DIRECTIONS FOR THIS TASK: Leaving out the pictures, retype all the material exactly.

* * * *

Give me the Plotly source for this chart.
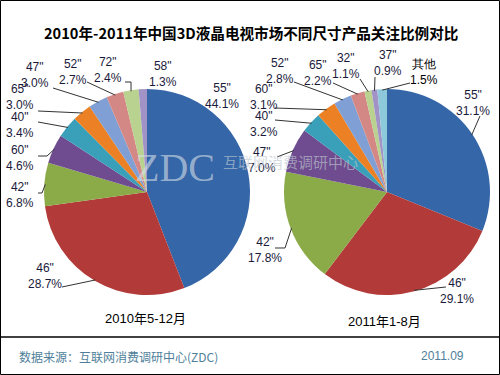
import math
import plotly.graph_objects as go

W, H = 500, 375

title = "2010年-2011年中国3D液晶电视市场不同尺寸产品关注比例对比"

# Left pie: 2010年5-12月
left_name = "2010年5-12月"
left_labels = ['55"', '46"', '42"', '60"', '40"', '65"', '47"', '52"', '72"', '58"']
left_values = [44.1, 28.7, 6.8, 4.6, 3.4, 3.0, 3.0, 2.7, 2.4, 1.3]

# Right pie: 2011年1-8月
right_name = "2011年1-8月"
right_labels = ['55"', '46"', '42"', '47"', '40"', '60"', '52"', '65"', '32"', '37"', '其他']
right_values = [31.1, 29.1, 17.8, 7.0, 3.2, 3.1, 2.8, 2.2, 1.1, 0.9, 1.5]

left_colors = ["#3466A8", "#B23A38", "#8BAA48", "#6E4C8F", "#3AA0BA",
               "#EB8124", "#809FD4", "#D48886", "#B9D28F", "#A193C6"]
right_colors = ["#3466A8", "#B23A38", "#8BAA48", "#6E4C8F", "#3AA0BA",
                "#EB8124", "#809FD4", "#D48886", "#B9D28F", "#A193C6", "#8DC9DA"]

# geometry (pixels)
L_CX, L_CY, R_CX, R_CY, RAD = 147, 192, 387, 192, 103


def px(x):
    return x / W


def py(y):
    return 1 - y / H


def domain(cx, cy):
    return dict(x=[px(cx - RAD), px(cx + RAD)], y=[py(cy + RAD), py(cy - RAD)])


fig = go.Figure()
for labels, values, colors, cx, cy in [
    (left_labels, left_values, left_colors, L_CX, L_CY),
    (right_labels, right_values, right_colors, R_CX, R_CY),
]:
    fig.add_trace(go.Pie(
        labels=labels, values=values, sort=False, direction="clockwise",
        rotation=0, textinfo="none", hoverinfo="label+percent",
        marker=dict(colors=colors, line=dict(width=0)),
        domain=domain(cx, cy), showlegend=False,
    ))


def edge_point(values, i, cx, cy, extra=0):
    total = sum(values)
    cum = sum(values[:i]) + values[i] / 2
    th = 2 * math.pi * cum / total
    r = RAD + extra
    return cx + r * math.sin(th), cy - r * math.cos(th)


# label text positions (pixel centers) and leader-line start points
left_text_pos = [(222, 96), (45, 276), (20, 195), (20, 158), (20, 125),
                 (20, 97), (35, 75), (73, 72), (108, 70), (163, 74)]
left_line_pts = [None, [(62, 287)], [(38, 193), (42, 193)], [(38, 156), (47, 156)],
                 [(38, 122)], [(38, 111)], [(53, 88)], [(87, 82)], [(125, 82), (131, 82)], None]

right_text_pos = [(473, 103), (457, 291), (265, 250), (262, 160), (264, 124),
                  (264, 97), (280, 71), (318, 73), (346, 66), (388, 63), (424, 72)]
right_line_pts = [[(480, 116)], [(446, 287)], [(275, 248), (285, 248)], [(277, 157)],
                  [(275, 120)], [(275, 108)], [(294, 82)], [(333, 83)], [(360, 79)],
                  [(375, 77)], [(410, 83)]]

shapes = []
annotations = []
LABEL_COLOR = "#1a1a3a"
LINE_COLOR = "#333333"


def ann(x, y, text, font, xanchor="center"):
    return dict(x=px(x), y=py(y), xref="paper", yref="paper", showarrow=False,
                xanchor=xanchor, yanchor="middle", text=text, font=font, align="center")


for labels, values, tpos, lpts, cx, cy in [
    (left_labels, left_values, left_text_pos, left_line_pts, L_CX, L_CY),
    (right_labels, right_values, right_text_pos, right_line_pts, R_CX, R_CY),
]:
    for i, (lab, val) in enumerate(zip(labels, values)):
        tx, ty = tpos[i]
        annotations.append(ann(
            tx, ty, f"{lab}<br>{val:.1f}%",
            dict(family="Liberation Sans, Arial", size=12,
                 color="#000000" if lab == "其他" else LABEL_COLOR)))
        if lpts[i]:
            ex, ey = edge_point(values, i, cx, cy, extra=-1)
            pts = lpts[i] + [(ex, ey)]
            path = "M " + " L ".join(f"{px(x):.5f},{py(y):.5f}" for x, y in pts)
            shapes.append(dict(type="path", path=path, xref="paper", yref="paper",
                               line=dict(color=LINE_COLOR, width=1)))

# titles / captions
annotations += [
    ann(251, 33, f"<b>{title}</b>",
        dict(family="Noto Sans CJK SC", size=14.6, color="#000000")),
    ann(145, 318, left_name,
        dict(family="Liberation Sans, Noto Sans CJK SC", size=13, color="#000000")),
    ann(384, 321, right_name,
        dict(family="Liberation Sans, Noto Sans CJK SC", size=13, color="#000000")),
    ann(17, 356, "数据来源：互联网消费调研中心(ZDC)",
        dict(family="Noto Sans CJK SC", size=12, color="#4f7f9a"), xanchor="left"),
    ann(466, 356, "2011.09",
        dict(family="Liberation Sans, Arial", size=12, color="#4f7f9a"), xanchor="right"),
    # watermark
    ann(175, 167, "ZDC",
        dict(family="Liberation Serif, DejaVu Serif", size=40, color="rgba(215,222,230,0.6)")),
    ann(290, 162, "互联网消费调研中心",
        dict(family="Noto Sans CJK SC", size=15, color="rgba(190,198,208,0.65)")),
]

# frame and separator
shapes += [
    dict(type="rect", xref="paper", yref="paper", x0=px(0.5), x1=px(499.5),
         y0=py(374.5), y1=py(0.5), line=dict(color="#000000", width=1)),
    dict(type="line", xref="paper", yref="paper", x0=0, x1=1, y0=py(337), y1=py(337),
         line=dict(color="#000000", width=1.5)),
]

fig.update_layout(
    width=W, height=H, margin=dict(l=0, r=0, t=0, b=0),
    paper_bgcolor="white", plot_bgcolor="white",
    shapes=shapes, annotations=annotations, showlegend=False,
)

fig.write_html("out.html", config={"displayModeBar": False},
               post_script="document.body.style.margin='0';")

* * * *

COMPLETED EXERCISE:
Give me the Plotly source for this chart.
import math
import plotly.graph_objects as go

W, H = 500, 375

title = "2010年-2011年中国3D液晶电视市场不同尺寸产品关注比例对比"

# Left pie: 2010年5-12月
left_name = "2010年5-12月"
left_labels = ['55"', '46"', '42"', '60"', '40"', '65"', '47"', '52"', '72"', '58"']
left_values = [44.1, 28.7, 6.8, 4.6, 3.4, 3.0, 3.0, 2.7, 2.4, 1.3]

# Right pie: 2011年1-8月
right_name = "2011年1-8月"
right_labels = ['55"', '46"', '42"', '47"', '40"', '60"', '52"', '65"', '32"', '37"', '其他']
right_values = [31.1, 29.1, 17.8, 7.0, 3.2, 3.1, 2.8, 2.2, 1.1, 0.9, 1.5]

left_colors = ["#3466A8", "#B23A38", "#8BAA48", "#6E4C8F", "#3AA0BA",
               "#EB8124", "#809FD4", "#D48886", "#B9D28F", "#A193C6"]
right_colors = ["#3466A8", "#B23A38", "#8BAA48", "#6E4C8F", "#3AA0BA",
                "#EB8124", "#809FD4", "#D48886", "#B9D28F", "#A193C6", "#8DC9DA"]

# geometry (pixels)
L_CX, L_CY, R_CX, R_CY, RAD = 147, 192, 387, 192, 103


def px(x):
    return x / W


def py(y):
    return 1 - y / H


def domain(cx, cy):
    return dict(x=[px(cx - RAD), px(cx + RAD)], y=[py(cy + RAD), py(cy - RAD)])


fig = go.Figure()
for labels, values, colors, cx, cy in [
    (left_labels, left_values, left_colors, L_CX, L_CY),
    (right_labels, right_values, right_colors, R_CX, R_CY),
]:
    fig.add_trace(go.Pie(
        labels=labels, values=values, sort=False, direction="clockwise",
        rotation=0, textinfo="none", hoverinfo="label+percent",
        marker=dict(colors=colors, line=dict(width=0)),
        domain=domain(cx, cy), showlegend=False,
    ))


def edge_point(values, i, cx, cy, extra=0):
    total = sum(values)
    cum = sum(values[:i]) + values[i] / 2
    th = 2 * math.pi * cum / total
    r = RAD + extra
    return cx + r * math.sin(th), cy - r * math.cos(th)


# label text positions (pixel centers) and leader-line start points
left_text_pos = [(222, 96), (45, 276), (20, 195), (20, 158), (20, 125),
                 (20, 97), (35, 75), (73, 72), (108, 70), (163, 74)]
left_line_pts = [None, [(62, 287)], [(38, 193), (42, 193)], [(38, 156), (47, 156)],
                 [(38, 122)], [(38, 111)], [(53, 88)], [(87, 82)], [(125, 82), (131, 82)], None]

right_text_pos = [(473, 103), (457, 291), (265, 250), (262, 160), (264, 124),
                  (264, 97), (280, 71), (318, 73), (346, 66), (388, 63), (424, 72)]
right_line_pts = [[(480, 116)], [(446, 287)], [(275, 248), (285, 248)], [(277, 157)],
                  [(275, 120)], [(275, 108)], [(294, 82)], [(333, 83)], [(360, 79)],
                  [(375, 77)], [(410, 83)]]

shapes = []
annotations = []
LABEL_COLOR = "#1a1a3a"
LINE_COLOR = "#333333"


def ann(x, y, text, font, xanchor="center"):
    return dict(x=px(x), y=py(y), xref="paper", yref="paper", showarrow=False,
                xanchor=xanchor, yanchor="middle", text=text, font=font, align="center")


for labels, values, tpos, lpts, cx, cy in [
    (left_labels, left_values, left_text_pos, left_line_pts, L_CX, L_CY),
    (right_labels, right_values, right_text_pos, right_line_pts, R_CX, R_CY),
]:
    for i, (lab, val) in enumerate(zip(labels, values)):
        tx, ty = tpos[i]
        annotations.append(ann(
            tx, ty, f"{lab}<br>{val:.1f}%",
            dict(family="Liberation Sans, Arial", size=12,
                 color="#000000" if lab == "其他" else LABEL_COLOR)))
        if lpts[i]:
            ex, ey = edge_point(values, i, cx, cy, extra=-1)
            pts = lpts[i] + [(ex, ey)]
            path = "M " + " L ".join(f"{px(x):.5f},{py(y):.5f}" for x, y in pts)
            shapes.append(dict(type="path", path=path, xref="paper", yref="paper",
                               line=dict(color=LINE_COLOR, width=1)))

# titles / captions
annotations += [
    ann(251, 33, f"<b>{title}</b>",
        dict(family="Noto Sans CJK SC", size=14.6, color="#000000")),
    ann(145, 318, left_name,
        dict(family="Liberation Sans, Noto Sans CJK SC", size=13, color="#000000")),
    ann(384, 321, right_name,
        dict(family="Liberation Sans, Noto Sans CJK SC", size=13, color="#000000")),
    ann(17, 356, "数据来源：互联网消费调研中心(ZDC)",
        dict(family="Noto Sans CJK SC", size=12, color="#4f7f9a"), xanchor="left"),
    ann(466, 356, "2011.09",
        dict(family="Liberation Sans, Arial", size=12, color="#4f7f9a"), xanchor="right"),
    # watermark
    ann(175, 167, "ZDC",
        dict(family="Liberation Serif, DejaVu Serif", size=40, color="rgba(215,222,230,0.6)")),
    ann(290, 162, "互联网消费调研中心",
        dict(family="Noto Sans CJK SC", size=15, color="rgba(190,198,208,0.65)")),
]

# frame and separator
shapes += [
    dict(type="rect", xref="paper", yref="paper", x0=px(0.5), x1=px(499.5),
         y0=py(374.5), y1=py(0.5), line=dict(color="#000000", width=1)),
    dict(type="line", xref="paper", yref="paper", x0=0, x1=1, y0=py(337), y1=py(337),
         line=dict(color="#000000", width=1.5)),
]

fig.update_layout(
    width=W, height=H, margin=dict(l=0, r=0, t=0, b=0),
    paper_bgcolor="white", plot_bgcolor="white",
    shapes=shapes, annotations=annotations, showlegend=False,
)

fig.write_html("out.html", config={"displayModeBar": False},
               post_script="document.body.style.margin='0';")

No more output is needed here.